The Best and the Worst States

 

I have ranked the world’s countries in terms of quality of life several times on this blog. Today, I want to do that   with America’s own fifty states. There is as much  chauvinism at this level as there is internationally. Just as most Europeans feel that they are better than Americans and vice versa, so Texans feel superior to Californians and vice-versa.

For the facts, I examined a recent USNews and World Report study: Best States Rankings

The study ranks the states on eight criteria:

Health Care

Education

Economy

Infrastructure

Opportunity

Fiscal stability

Crime and Corrections

Natural Environment

First, I wanted to compare blue states and red states, something which  USNews and World Report does not do.
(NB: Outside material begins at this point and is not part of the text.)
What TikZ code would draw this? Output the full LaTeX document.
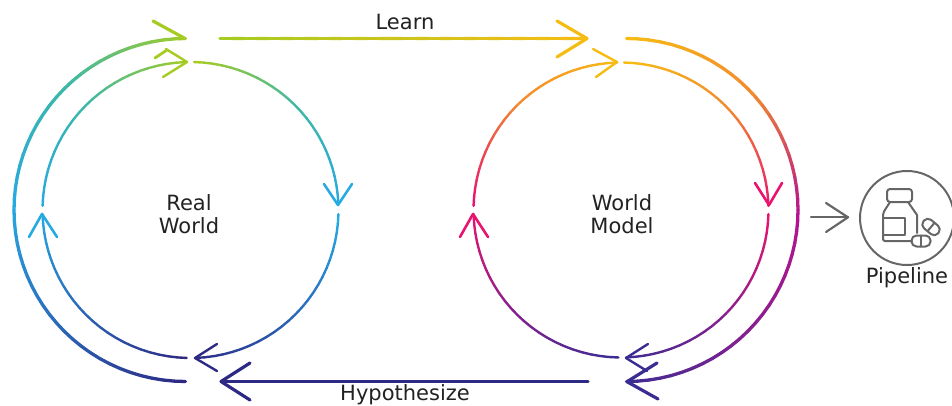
\documentclass[tikz,border=0pt]{standalone}
\usepackage{fontspec}
\setmainfont{DejaVu Sans}
\usetikzlibrary{calc}
\definecolor{cGreen}{HTML}{A6CC22}
\definecolor{cTeal}{HTML}{3DB8A6}
\definecolor{cCyan}{HTML}{27A9E1}
\definecolor{cBlue}{HTML}{2A66B8}
\definecolor{cIndigo}{HTML}{2E2A84}
\definecolor{cYellow}{HTML}{F6BC14}
\definecolor{cOrange}{HTML}{F28A2E}
\definecolor{cPink}{HTML}{E8146F}
\definecolor{cMagenta}{HTML}{B5128F}
\definecolor{cPurple}{HTML}{85208F}
\definecolor{cViolet}{HTML}{3A2D92}
\definecolor{cGray}{HTML}{666666}
\definecolor{cText}{HTML}{222222}
\tikzset{
  label text/.style={text=cText,font=\fontsize{21}{23}\selectfont,align=center,inner sep=0pt},
  icon line/.style={draw=cGray,line width=2pt,line join=round,line cap=round},
  chevron/.style={line cap=round,line join=round,fill=none}
}
% center, radius, angle from, angle to, 3 colour stops, line width
\newcommand{\gradarc}[8]{%
  \foreach \k in {0,...,23}{%
    \pgfmathsetmacro\angA{#3+(#4-#3)*\k/24}%
    \pgfmathsetmacro\angB{#3+(#4-#3)*(\k+1)/24}%
    \ifnum\k<12
      \pgfmathtruncatemacro\pp{100*\k/12}\colorlet{cc}{#6!\pp!#5}%
    \else
      \pgfmathtruncatemacro\pp{100*(\k-12)/12}\colorlet{cc}{#7!\pp!#6}%
    \fi
    \draw[cc,line width=#8,line cap=round] ($(#1)+(\angA:#2)$) -- ($(#1)+(\angB:#2)$);
  }%
}
% from, to, colour from, colour to, line width
\newcommand{\gradline}[5]{%
  \foreach \k in {0,...,29}{%
    \pgfmathsetmacro\ta{\k/30}\pgfmathsetmacro\tb{(\k+1)/30}%
    \pgfmathtruncatemacro\pp{100*\k/29}\colorlet{cc}{#4!\pp!#3}%
    \draw[cc,line width=#5,line cap=round] ($(#1)!\ta!(#2)$) -- ($(#1)!\tb!(#2)$);
  }%
}
\begin{document}
\begin{tikzpicture}[x=1pt,y=-1pt]
\useasboundingbox (0,0) rectangle (952,406);
% centres
\coordinate (LI) at (190.5,210);
\coordinate (LO) at (185.5,210);
\coordinate (RI) at (621,210);
\coordinate (RO) at (626.5,210);
% left inner ring
\gradarc{LI}{148}{271.4}{357.6}{cGreen}{cTeal}{cCyan}{2.4pt}
\gradarc{LI}{148}{1.6}{88}{cCyan}{cBlue}{cIndigo}{2.4pt}
\gradarc{LI}{148}{91.5}{178.4}{cIndigo}{cBlue}{cCyan}{2.4pt}
\gradarc{LI}{148}{181.6}{268}{cCyan}{cTeal}{cGreen}{2.4pt}
% left outer ring
\gradarc{LO}{171.5}{90}{180}{cIndigo}{cBlue}{cCyan}{3.3pt}
\gradarc{LO}{171.5}{180}{270}{cCyan}{cTeal}{cGreen}{3.3pt}
% right inner ring
\gradarc{RI}{147.5}{271.2}{358.4}{cYellow}{cOrange}{cPink}{2.4pt}
\gradarc{RI}{147.5}{1.6}{88}{cPink}{cPurple}{cViolet}{2.4pt}
\gradarc{RI}{147.5}{91}{178.4}{cViolet}{cPurple}{cPink}{2.4pt}
\gradarc{RI}{147.5}{181.6}{268.5}{cPink}{cOrange}{cYellow}{2.4pt}
% right outer ring
\gradarc{RO}{171.5}{270}{360}{cYellow}{cOrange}{cMagenta}{3.3pt}
\gradarc{RO}{171.5}{0}{90}{cMagenta}{cPurple}{cViolet}{3.3pt}
% straight connectors
\coordinate (learnS) at (220,38.5);
\coordinate (learnE) at (586,38.5);
\coordinate (hypS) at (588,381.5);
\coordinate (hypE) at (222,381.5);
\gradline{learnS}{learnE}{cGreen}{cYellow}{3.4pt}
\draw[cIndigo,line width=3.4pt,line cap=round] (hypS) -- (hypE);
% arrow heads: left ring
\draw[chevron,cGreen,line width=3.2pt] (153,21) -- (185,38.5);
\draw[chevron,cGreen,line width=2.8pt] (155,58) -- (167,50);
\draw[chevron,cGreen,line width=2.4pt] (166,49) -- (187,62) -- (163,77);
\draw[chevron,cCyan,line width=2.6pt] (324,184) -- (338,205) -- (352,184);
\draw[chevron,cIndigo,line width=2.4pt] (217,344) -- (195,358) -- (217,371);
\draw[chevron,cCyan,line width=2.6pt] (29,237) -- (42,214) -- (57,237);
% arrow heads: straight connectors
\draw[chevron,cIndigo,line width=3.2pt] (250,363) -- (221,381.5) -- (250,400);
\draw[chevron,cYellow,line width=3.2pt] (557,21) -- (587,38.5) -- (557,57);
% arrow heads: right ring
\draw[chevron,cYellow,line width=2.4pt] (593,49) -- (617,62) -- (596,77);
\draw[chevron,cPink,line width=2.6pt] (755,183) -- (769,205) -- (782,183);
\draw[chevron,cViolet,line width=2.4pt] (648,344) -- (626,358) -- (647,371);
\draw[chevron,cPink,line width=2.6pt] (460,237) -- (473,214) -- (488,237);
\draw[chevron,cViolet,line width=3.2pt] (657,363) -- (627,381.7) -- (658,399);
% labels
\node[label text] (learn) at (405,22) {Learn};
\node[label text] (hyp) at (405,395) {Hypothesize};
\node[label text] (real) at (189,214) {Real\\World};
\node[label text] (model) at (622,214) {World\\Model};
\node[label text] (pipeLabel) at (907,278) {Pipeline};
% pipeline icon
\node[circle,draw=cGray,line width=2pt,minimum size=94pt,inner sep=0pt] (pipe) at (907,218) {};
\coordinate (toPipeS) at (811,217.3);
\coordinate (toPipeE) at (848,217.3);
\draw[cGray,line width=2.2pt,line cap=round] (toPipeS) -- (toPipeE);
\draw[chevron,cGray,line width=2.2pt] (826,203) -- (848,217.3) -- (826,232);
\draw[icon line,rounded corners=3pt] (887,189) rectangle (912,202);
\draw[icon line,rounded corners=2pt] (912,241) -- (883,241) -- (883,213) -- (890,202);
\draw[icon line] (908,202) -- (917,215) -- (917,233);
\draw[icon line] (883,218) rectangle (905,235);
\draw[icon line,rounded corners=5pt] (911.5,235.5) rectangle (930.5,246.5);
\draw[icon line] (921,235.5) -- (921,246.5);
\begin{scope}[shift={(931,227)},rotate=-40]
  \draw[icon line,rounded corners=5pt] (-9.5,-5.5) rectangle (9.5,5.5);
  \draw[icon line] (0,-5.5) -- (0,5.5);
\end{scope}
\end{tikzpicture}
\end{document}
The country’s political climate is  extraordinarily polarized, and I was curious to see whether the data confirm one of my  preconceptions, namely that overall, blue states are better than red states. Well, they most certainly do:

According to 270towin, there are 18 blue states, 22 red states and  10 “mixed” states. They are located as follows:

West:   4 blue states: Washington, Oregon, California and  Hawaii.   1 red state: Alaska.

Midwest: 4 blue states: Minnesota, Wisconsin, Illinois and Michigan. 5 red states: Nebraska, North Dakota, South Dakota, Kansas and Missouri. 3 mixed states: Iowa, Indiana and Ohio

Rocky Mountains: 5 red states: Utah, Idaho, Montana, Wyoming and Arizona. 3 mixed states: Colorado, Nevada and New Mexico.  ZERO blue states.         

New England: 5 blue states: Massachusetts, Vermont, Connecticut, Maine, Rhode Island. 1 Mixed state: New Hampshire. ZERO red states.   

The South: 11 red states: Georgia, Tennessee, Texas, Kentucky, South Carolina, Oklahoma, Arkansas, Alabama, West Virginia, Mississippi, Louisiana. 3 mixed states: Virginia, Florida, North Carolina. ZERO blue states.

Atlantic Coast: 5:  blue states: Maryland, New Jersey, New York, Delaware, Pennsylvania. ZERO red or mixed.

These six regions are those used by the US Census Bureau.